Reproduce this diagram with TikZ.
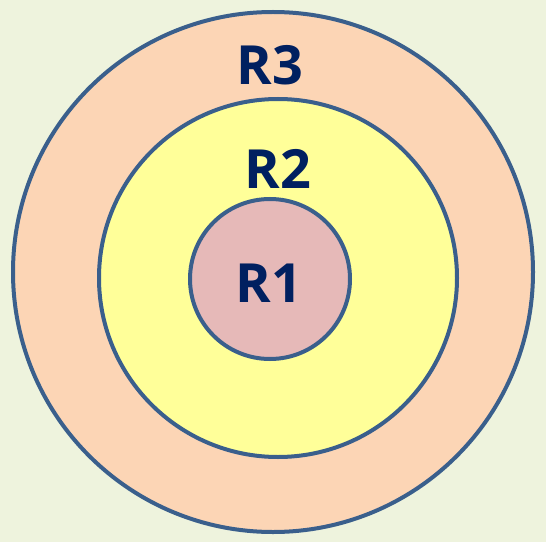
\documentclass[tikz,border=0pt]{standalone}
\usepackage{fontspec}
\setmainfont{Open Sans}
\definecolor{bg}{HTML}{EEF3DD}
\definecolor{r3fill}{HTML}{FCD5B5}
\definecolor{r2fill}{HTML}{FFFF99}
\definecolor{r1fill}{HTML}{E6B9B8}
\definecolor{ring}{HTML}{3A5F8C}
\definecolor{labelc}{HTML}{002060}
\begin{document}
\begin{tikzpicture}[x=1pt,y=1pt,
  ringstyle/.style={circle,draw=ring,line width=4pt,inner sep=0pt},
  lab/.style={text=labelc,font=\fontsize{54}{60}\selectfont\bfseries,inner sep=0pt,anchor=base}]
\fill[bg] (0,0) rectangle (546,542);
\useasboundingbox (0,0) rectangle (546,542);
\node[ringstyle,fill=r3fill,minimum size=520pt] (r3) at (273,270) {};
\node[ringstyle,fill=r2fill,minimum size=358pt] (r2) at (278,264) {};
\node[ringstyle,fill=r1fill,minimum size=160pt] (r1) at (270,263) {};
\node[lab] (t3) at (270,457) {R3};
\node[lab] (t2) at (278,354) {R2};
\node[lab] (t1) at (269,240) {R1};
\end{tikzpicture}
\end{document}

REQUEST: In your copy of the listing above, reproduce each line exactly and omit all pictures.

WORKED SOLUTION:
Reproduce this diagram with TikZ.
\documentclass[tikz,border=0pt]{standalone}
\usepackage{fontspec}
\setmainfont{Open Sans}
\definecolor{bg}{HTML}{EEF3DD}
\definecolor{r3fill}{HTML}{FCD5B5}
\definecolor{r2fill}{HTML}{FFFF99}
\definecolor{r1fill}{HTML}{E6B9B8}
\definecolor{ring}{HTML}{3A5F8C}
\definecolor{labelc}{HTML}{002060}
\begin{document}
\begin{tikzpicture}[x=1pt,y=1pt,
  ringstyle/.style={circle,draw=ring,line width=4pt,inner sep=0pt},
  lab/.style={text=labelc,font=\fontsize{54}{60}\selectfont\bfseries,inner sep=0pt,anchor=base}]
\fill[bg] (0,0) rectangle (546,542);
\useasboundingbox (0,0) rectangle (546,542);
\node[ringstyle,fill=r3fill,minimum size=520pt] (r3) at (273,270) {};
\node[ringstyle,fill=r2fill,minimum size=358pt] (r2) at (278,264) {};
\node[ringstyle,fill=r1fill,minimum size=160pt] (r1) at (270,263) {};
\node[lab] (t3) at (270,457) {R3};
\node[lab] (t2) at (278,354) {R2};
\node[lab] (t1) at (269,240) {R1};
\end{tikzpicture}
\end{document}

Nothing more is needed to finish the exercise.